On May 18, 2021, the Federal Court of Justice (“FCJ”) ruled that Booking.com’s “narrow” best price clause violates Article 101 (1) TFEU (the cartel prohibition) as well. Thereby the FCJ overruled the Higher Regional Court of Düsseldorf which held that “narrow” best price clauses were not anti-competitive, but an ancillary restraint necessary to carry out the – otherwise neutral – platform contract entered into between Booking.com and the participating hotels using the platform (“ancillary restraints doctrine”).

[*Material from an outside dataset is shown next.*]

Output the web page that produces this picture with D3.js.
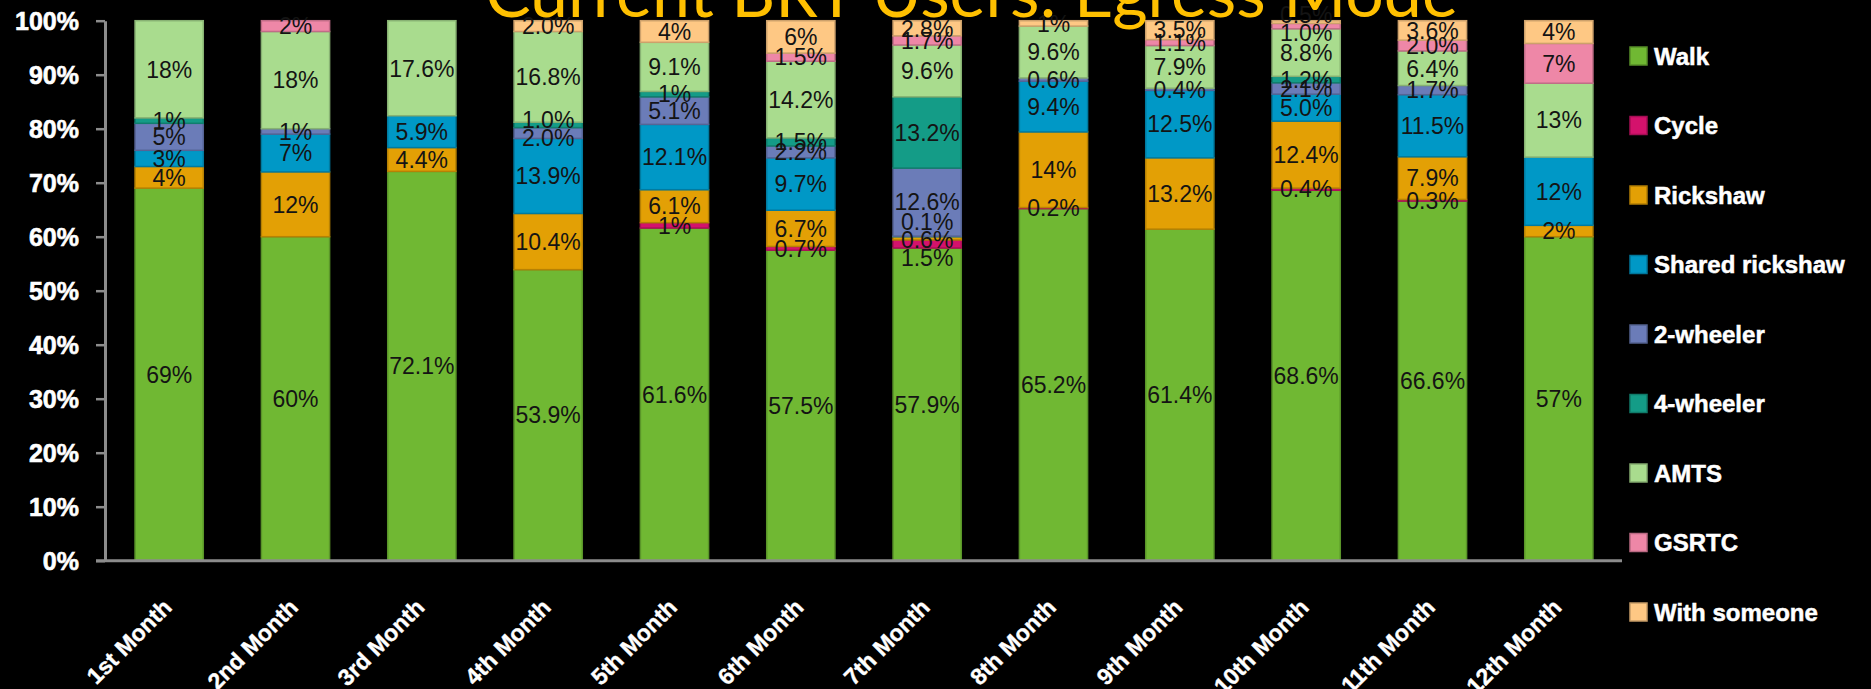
<!DOCTYPE html>
<html><head><meta charset="utf-8">
<script src="https://cdn.jsdelivr.net/npm/d3@7"></script>
<style>html,body{margin:0;padding:0;background:#000;overflow:hidden}</style>
</head><body>
<svg id="chart" width="1871" height="689"></svg>
<script>
// ---------- data ----------
const months = ["1st Month","2nd Month","3rd Month","4th Month","5th Month","6th Month",
                "7th Month","8th Month","9th Month","10th Month","11th Month","12th Month"];
const seriesNames = ["Walk","Cycle","Rickshaw","Shared rickshaw","2-wheeler","4-wheeler","AMTS","GSRTC","With someone"];
const walk         = [69, 60, 72.1, 53.9, 61.6, 57.5, 57.9, 65.2, 61.4, 68.6, 66.6, 57];
const cycle        = [0, 0, 0, 0, 1, 0.7, 1.5, 0.2, 0, 0.4, 0.3, 0];
const rickshaw     = [4, 12, 4.4, 10.4, 6.1, 6.7, 0.6, 14, 13.2, 12.4, 7.9, 2];
const sharedRick   = [3, 7, 5.9, 13.9, 12.1, 9.7, 0.1, 9.4, 12.5, 5.0, 11.5, 12];
const twoWheeler   = [5, 1, 0, 2.0, 5.1, 2.2, 12.6, 0.6, 0.4, 2.1, 1.7, 0];
const fourWheeler  = [1, 0, 0, 1.0, 1, 1.5, 13.2, 0, 0, 1.2, 0, 0];
const amts         = [18, 18, 17.6, 16.8, 9.1, 14.2, 9.6, 9.6, 7.9, 8.8, 6.4, 13];
const gsrtc        = [0, 2, 0, 0, 0, 1.5, 1.7, 0, 1.1, 1.0, 2.0, 7];
const withSomeone  = [0, 0, 0, 2.0, 4, 6, 2.8, 1, 3.5, 0.5, 3.6, 4];
// labels of whole numbers that are written with one decimal: [series, month index]
const oneDecimalLabels = [["2-wheeler",3],["4-wheeler",3],["With someone",3],
                          ["Shared rickshaw",9],["GSRTC",9],["GSRTC",10]];
const yTicks = [0,0.1,0.2,0.3,0.4,0.5,0.6,0.7,0.8,0.9,1];
const seriesColors = ["#70b833","#d4126c","#e3a005","#0098c6","#6b7cb8","#149c87","#a9dc8e","#ee87a7","#fec884"];
const titleText = "Current BRT Users: Egress Mode";

// ---------- layout ----------
const svg = d3.select("#chart");
const seriesValues = [walk,cycle,rickshaw,sharedRick,twoWheeler,fourWheeler,amts,gsrtc,withSomeone];
const rows = months.map((m,i)=>{const r={month:m,idx:i}; seriesNames.forEach((s,k)=>r[s]=seriesValues[k][i]); return r;});
const stacked = d3.stack().keys(seriesNames).offset(d3.stackOffsetExpand)(rows);
const color = d3.scaleOrdinal().domain(seriesNames).range(seriesColors);

const x = d3.scaleBand().domain(months).range([106,1622]).paddingInner(0.46).paddingOuter(0.23);
const y = d3.scaleLinear().domain([0,1]).range([560.7,20.7]);
const axisColor = "#8c8c8c";
const boldFont = "Liberation Sans, Arial, sans-serif";

// bars
const barG = svg.append("g");
stacked.forEach(layer=>{
  const c = color(layer.key);
  barG.append("g").selectAll("rect")
    .data(layer.filter(d=>d.data[layer.key]>0))
    .join("rect")
    .attr("x",d=>x(d.data.month))
    .attr("width",x.bandwidth())
    .attr("y",d=>y(d[1]))
    .attr("height",d=>y(d[0])-y(d[1]))
    .attr("fill",c)
    .attr("stroke",d3.color(c).darker(0.6))
    .attr("stroke-width",1.5);
});

// y axis
const yAxis = svg.append("g").attr("transform","translate(105,0)")
  .call(d3.axisLeft(y).tickValues(yTicks).tickFormat(d3.format(".0%")).tickSize(9).tickSizeOuter(0).tickPadding(17));
yAxis.select(".domain").attr("stroke",axisColor).attr("stroke-width",3);
yAxis.selectAll(".tick line").attr("stroke",axisColor).attr("stroke-width",2.5);
yAxis.selectAll(".tick text").attr("fill","#fff").attr("font-family",boldFont)
  .attr("font-weight","bold").attr("font-size",25).attr("dy","0.36em")
  .attr("stroke","#fff").attr("stroke-width",0.6);

// x axis
const xAxis = svg.append("g").attr("transform","translate(0,560.7)")
  .call(d3.axisBottom(x).tickSize(0));
xAxis.select(".domain").remove();
xAxis.append("line").attr("x1",96).attr("x2",x.range()[1]).attr("y1",0).attr("y2",0)
  .attr("stroke",axisColor).attr("stroke-width",3);
xAxis.selectAll(".tick text")
  .attr("fill","#fff").attr("font-family",boldFont)
  .attr("font-weight","bold").attr("font-size",23)
  .attr("stroke","#fff").attr("stroke-width",0.4)
  .attr("text-anchor","end").attr("x",0).attr("y",0).attr("dy",0)
  .attr("transform","translate(4,48) rotate(-45)");

// data labels: centred in each segment, very close neighbours pushed apart
const isOneDec = (s,i)=>oneDecimalLabels.some(p=>p[0]===s&&p[1]===i);
const labels = [];
stacked.forEach(layer=>{
  layer.forEach(d=>{
    const v = d.data[layer.key];
    if(!(v>0)) return;
    labels.push({
      month:d.data.month,
      cy:(y(d[0])+y(d[1]))/2,
      text:(Number.isInteger(v)&&isOneDec(layer.key,d.data.idx)? v.toFixed(1): String(v))+"%"
    });
  });
});
d3.groups(labels,l=>l.month).forEach(([m,ls])=>{
  ls.sort((a,b)=>a.cy-b.cy);
  // find clusters of labels whose centres are closer than 8.5px and spread them
  let i=0;
  while(i<ls.length){
    let j=i;
    while(j+1<ls.length && ls[j+1].cy-ls[j].cy<8.5) j++;
    if(j>i){
      const grp = ls.slice(i,j+1);
      const mid = d3.mean(grp,l=>l.cy);
      const gap = 18;
      grp.forEach((l,k)=>l.cy = mid + (k-(grp.length-1)/2)*gap);
    }
    i=j+1;
  }
});
svg.append("g").selectAll("text").data(labels).join("text")
  .attr("x",d=>x(d.month)+x.bandwidth()/2)
  .attr("y",d=>d.cy)
  .attr("dy","0.36em")
  .attr("text-anchor","middle")
  .attr("font-family","Liberation Sans, Arial, sans-serif")
  .attr("font-size",23)
  .attr("fill","#141414")
  .text(d=>d.text);

// legend
const leg = svg.append("g").selectAll("g").data(seriesNames).join("g")
  .attr("transform",(d,i)=>`translate(1630,${56+i*69.5})`);
leg.append("rect").attr("x",0).attr("y",-9).attr("width",17).attr("height",18)
  .attr("fill",d=>color(d)).attr("stroke",d=>d3.color(color(d)).darker(0.7)).attr("stroke-width",1.5);
leg.append("text").attr("x",24).attr("y",0).attr("dy","0.36em")
  .attr("fill","#fff").attr("font-family",boldFont)
  .attr("stroke","#fff").attr("stroke-width",0.5)
  .attr("font-weight","bold").attr("font-size",24).text(d=>d);

// title
const title = svg.append("text").attr("x",971.5).attr("y",17).attr("text-anchor","middle")
  .attr("fill","#ffc000").attr("font-family","Lato, Open Sans, sans-serif").attr("font-size",64)
  .text(titleText);
const tl = title.node().getComputedTextLength();
title.attr("font-size",64*973/tl);
</script>
</body></html>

“Narrow” best price clauses as restraints of competition
Booking.com operated a clause, that prohibited participating hotels from offering their rooms on their own website at lower prices or other more favourable conditions than on Booking.com (“narrow” best price clause). However, Booking.com did not restrict participating hotels from offering rooms at lower prices on competing online booking portals or offline without online advertisement (like it would be the case under a “wide” best price clause).
The German Federal Cartel Office (“FCO”), the Higher Regional Court of Düsseldorf and the FCJ unanimously consider the clause to be restrictive of competition. Hotel operators are deprived of the obvious opportunity to pass on the commission, they save by using their own online sales channels, in the form of price reductions and thus to attract customers. Furthermore, there is no incentive to use the option of offering rooms at a lower price on another hotel portal. Since the room price on the hotel's own online sales channels must be at least as expensive as on Booking.com, it would necessarily be more expensive than on the hotel portal where the lower price would be set. In fact, an online minimum price is set by the parties involved, as the Higher Regional Court of Düsseldorf put it.
Ancillary restraint
There is disagreement, however, whether “narrow” best price clauses as an ancillary restraint are directly related and necessary to carry out the platform contract and thus fall outside Article 101 (1) TFEU.
The Higher Regional Court of Düsseldorf had lifted the FCO’s prohibition of the use of the clause by decision of June 4, 2019. It held that the balanced exchange of services would be disturbed if the hotels would make use of Booking’s intermediary services without consideration by diverting the hotel customers who have decided on their hotel using Booking.com to the hotel's own website by offering a lower room rate or other more favourable contractual conditions. Therefore, according to the court the “narrow” best price clauses fell outside the cartel prohibition of Article 101 (1) TFEU. The decision can be found here.
The FCJ reversed the decision by the Higher Regional Court of Düsseldorf, holding that, according to the structure of Article 101 TFEU, pro-competitive aspects, such as securing an appropriate remuneration for the platform service or increased market transparency for consumers, could only be taken into account with regard to an exemption pursuant to paragraph 3 of this provision. To fall outside Article 101 (1) TFEU the best price clauses would have to be directly related and objectively necessary to carry out the platform contract. The FCJ referred to the investigations conducted by the FCO at the instigation of the Higher Regional Court of Düsseldorf. Booking.com had been able to further strengthen its market position in Germany according to all relevant parameters since the prohibition of the use of the “narrow” best price clause as of February 1, 2016. Thus, the FCJ concluded the use of this clause could not be objectively necessary to carry out the platform contract. The press release can be found here.
Exemption, Article 101 (3) TFEU
The EU Vertical Block Exemption Regulation did not apply because Booking.com's market share on the relevant market of hotel booking platforms in Germany is more than 30%.
Because efficiencies emanating from hotel booking platforms do not require the narrow best price clause, the FCJ held, its use could not be exempted under Article 101 (3) TFEU.
This decision has clarified the long-standing dispute as to whether a best-price clause, narrow or broad, is impermissible. However, it is questionable to what extent this decision is also applicable in other areas, as it is strongly influenced by the platform economy. Furthermore, in most cases the market share is below 30% so that the Vertical Block Exemption Regulation is applicable.